(1) Think like the monster. What would you do if your home was being invaded by a guy who could sit inside the walls? Dynamite is one answer....get them out! If they go up a rope trick, have a bright guy give a sneaky mook a
bag of holding or similar....extradimensional space inside an extradimensional space = random planar rift, ne?
Don't neglect Dispel and Greater Dispel. Your home is being invaded, man. No resource is too great to spend.
(2) Use the environment. Water-filled chasms, rooms with fire burning out the oxygen, traps that negate magic...all force the PC's to use resources.
(3) Keep it coming. Don't keep throwing monsters at them, but make it so they don't want to rest....perhaps one of their friends was captured, and they need to get to him quick, perhaps they've been hearing plaintive cries of "Heeeelp!" coming from down the dark and dangerous corridoor (great Blue Dragon lure). Maybe they're actively looking for an NPC who may be lost.
(4) Make the journey the goal. They're going to circumvent a passage way when it's just a stop on the road, but if, say, the passageway *contains* their goal (perhaps that is where the treasure is burried, or that is where they must look for the rune that will allow them through the staircase, or that is where the NPC that they need to save is kept).
(5) Dispel. Don't overuse it, but one or two uses will make the PC's aware that they can't lurk and jerk effectively. It suddenly makes them re-consider most of the options available to them. This also applies to counter-magic. For every divination power, there's an illusion that can decieve it. For every movement spell, there's a wall that can stop it. For every rest spell, there's a trap that can be put there over night. You can't afford to ignore the PC's magic anymore...it's their main asset, and yours, too.

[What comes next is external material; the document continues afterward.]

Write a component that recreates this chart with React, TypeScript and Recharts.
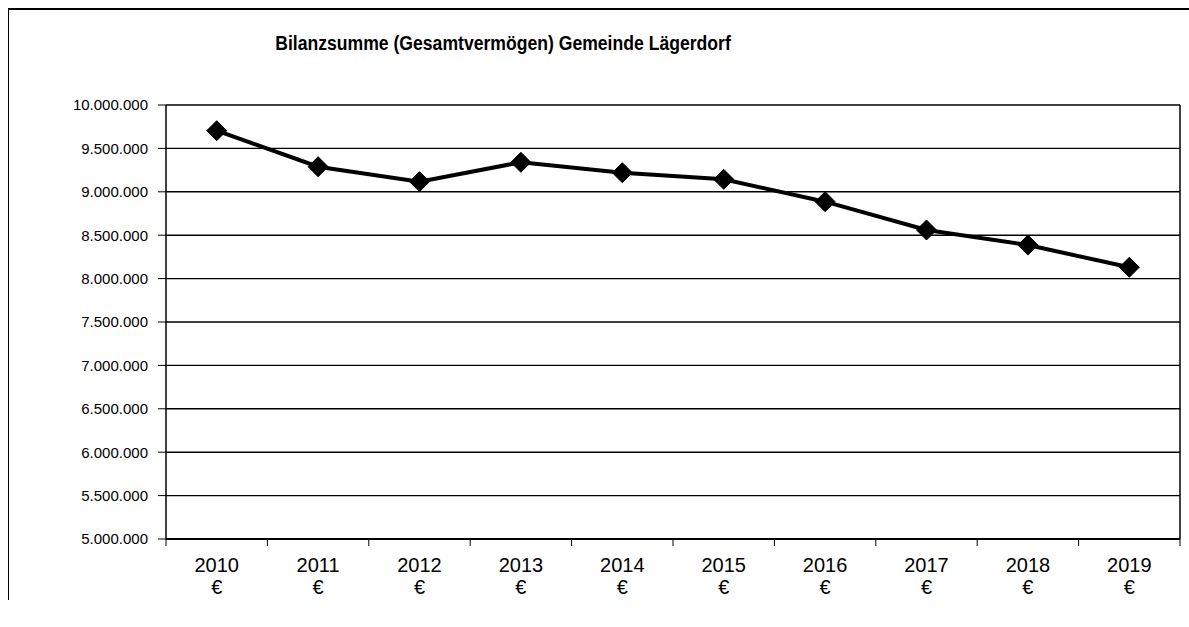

In general, if it's just point-A to point-B movement, they're going to take the quickest route possible to point B. But if the point is the movement (they have to find something/get something/kill something along the way), then even though they can teleport, they don't really want to. And if they want to teleport, by this level, their enemies should be well enough aware of them and their capabilities to plan for that eventuality....let them teleport in over their heads, let them circumvent the trap (or think they have, thanks to
Mirage Arcana)...the real challenge isn't the journey or the trap, the real challenge is the critter at the end (a good +4 CR points above their level), or the dialogue with the hostage-holding BBEG, or the destruction of the NPC's magic item (and the NPC happens to be located somehwere in the deepest, darkest chasm of monsters in the dungeon)....it's not a direct motion, anymore. It's a problem to solve.